Wiki Page Ranking With Hadoop

Objective

To ranking the given wiki pages using Hadoop.

Project Overview

One of the biggest changes in this decade is the availability of efficient and accurate information on the web. Google is the largest search engine in this world owned by Google, Inc. The heart of the search engine is PageRank, the algorithm for ranking the web pages developed by Larry Page and Sergey Brin at Stanford University. Page Rank algorithm does not rank the whole website, but it’s determined for each page individually.

The page ranking is not a completely new concept in the internet search. But it’s becoming more important nowadays, to improve the web page ranking position in the search engine. Wikipedia has more than 3 million articles as of now and still its increasing everyday. Every article has links to many other articles. This is the significant factor in page ranking. Each article has incoming and outgoing links. So analyzing which page is the most important page than the other pages is the key. Page ranking does this and rank the pages based on its importance.

Proposed System

The proposed Wiki Page Ranking With Hadoop project system focuses on creating best page ranking algorithm for Wikipedia articles using Hadoop. The proposed system architecture is shown in the figure.

All the document data in the database are indexed. The web search engine searches the keyword in the indexing of the database.Then to search the information in the database, the web crawler is used. After finding the pages, the search engine shows the top web pages that are related to the query.

MapReduce consists of several iterative set of functions to perform the set of search results. Map() function gathers the query results from the search and reduce() function performs the add operation. The wiki page ranking project using Hadoop involves 3 important Hadoop steps.

Parsing
Calculating
Ordering

Parsing

In the parsing step, wiki xml is parsed into articles in Hadoop Job. During the mapping phase, get the name of the article and outgoing link connections are mapped. In the reduce phase, get the links to other pages.Then store the page, early rank and outgoing links.

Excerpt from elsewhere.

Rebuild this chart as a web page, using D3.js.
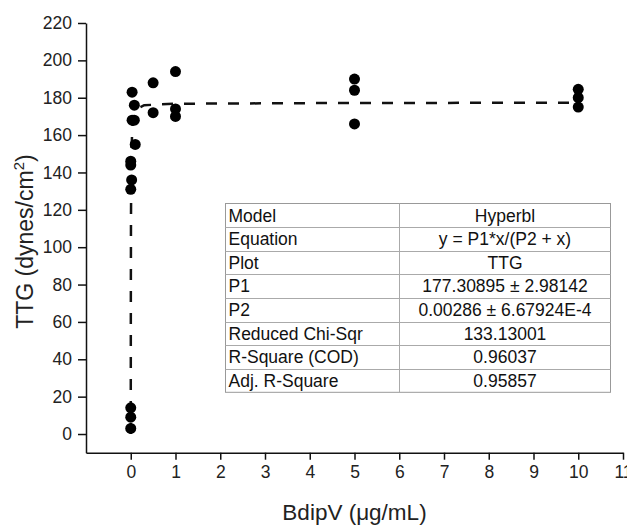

Map(): Article name, outgoing link

Reduce(): Link to other pages

Store: Page, Rank, Outgoing link

Calculating

In the calculating step, the Hadoop job will calculate the new rank for the web pages.In the mapping phase, each outgoing link to the page with its rank and total outgoing links are mapped using map function.In the reduce phase, calculate the new page rank for the pages.Then store the page, new rank and outgoing links.Repeat these processes iterative to get the best results.

Map(): Rank, outgoing link

Reduce(): Page rank

Store: Page, Rank, Outgoing link

Ordering

Here the job function will map the identified page. Then store the rank and page. Now we can see top n pages in the web search.